Open Sourcing the New Data Stack: Our Seed Investment in Airbyte
Modern data infrastructures in SMBs, mid-sized, and enterprise companies are being reimagined with the emergence of Snowflake, Redshift, BigQuery, and Azure as the centering anchor. Increasingly, as data itself grows geometrically within organizations, data engineers are shifting away from storing pre-structured and pre-transformed data in data warehouses, as they are unable to fully anticipate downstream use cases — which are themselves multiplying at a similar rate. Instead, they are leveraging a “catch all” data lake and emergent products that enable data engineers to transform, adapt, and route this raw data for a growing assortment of end-user applications: business intelligence, real time analytics, customer support, the list goes on.
This standardization around the ELT paradigm has created a renewed urgency around better tooling for data ingest. In speaking with data engineers and data architects at leading companies, it’s clear that internal implementations today are still frequently a hodgepodge of custom code and various stitched together enterprise offerings, needlessly consuming engineering bandwidth to build out robust and maintainable data pipelines. This is often the end result because inevitably companies have to implement several connectors themselves in order to account for ad-hoc needs outside the “happy path”, or even more simply, they find themselves paying much more than they originally expected as their data needs grow inexorably.
For all of these reasons, we believe there exists an opportunity for an open source project to effectively commoditize these connectors, allowing enterprises infinite flexibility to adapt them for their individual needs, but still benefitting from a collective effort to handle ongoing maintenance, share best practices, and so on. Airbyte is the leading such open source project, having seen a resounding early response from the community around their vision and product velocity. More than 600 companies are now relying on Airbyte to replicate data, and there is a growing library of connectors, 20% of which have been contributed by the community — we expect that number to only increase as we start getting into the torso and long tail of connectors.
When I first met with Michel Tricot and John Lafleur, the co-founders of Airbyte, there was an instant alignment around the state of the industry and the opportunity in front of us. As I got to know them better over the course of several conversations and brainstorming sessions, two things stood out to me which convinced me that they were the right team to go after this. First, Michel previously owned this very same infrastructure at LiveRamp as director of engineering, and had a deep intuitive understanding of the problem and experience with wrangling data at true internet scale. Secondly, most of the early team (and some of the early angel investors) had previously worked together at LiveRamp; as an ex-founder myself who worked with several of the same teammates more than once, I’m always impressed and encouraged by founders who are adept at recruiting their former coworkers.

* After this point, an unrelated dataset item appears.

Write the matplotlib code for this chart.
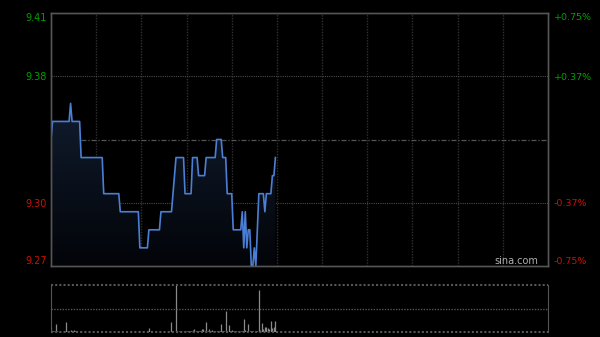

Today, I’m thrilled to announce that Accel is leading Airbyte’s seed round, alongside our friends at 8VC and leading angels who know a thing or two about this ecosystem and open source including Calvin French-Owen, founder of Accel-backed Segment, Charles Zedlewski, former GM of Accel-backed Cloudera, and Auren Hoffman, the founder and former CEO of LiveRamp. This represents the latest investment in a long standing belief in the power of open source, and our work with leading companies such as Snyk, Segment, Sentry, Vercel, Tailscale, Altinity, Heptio, and many more. And in Airbyte, we see many of the same telltale early signals of community adoption, product execution, and market pull.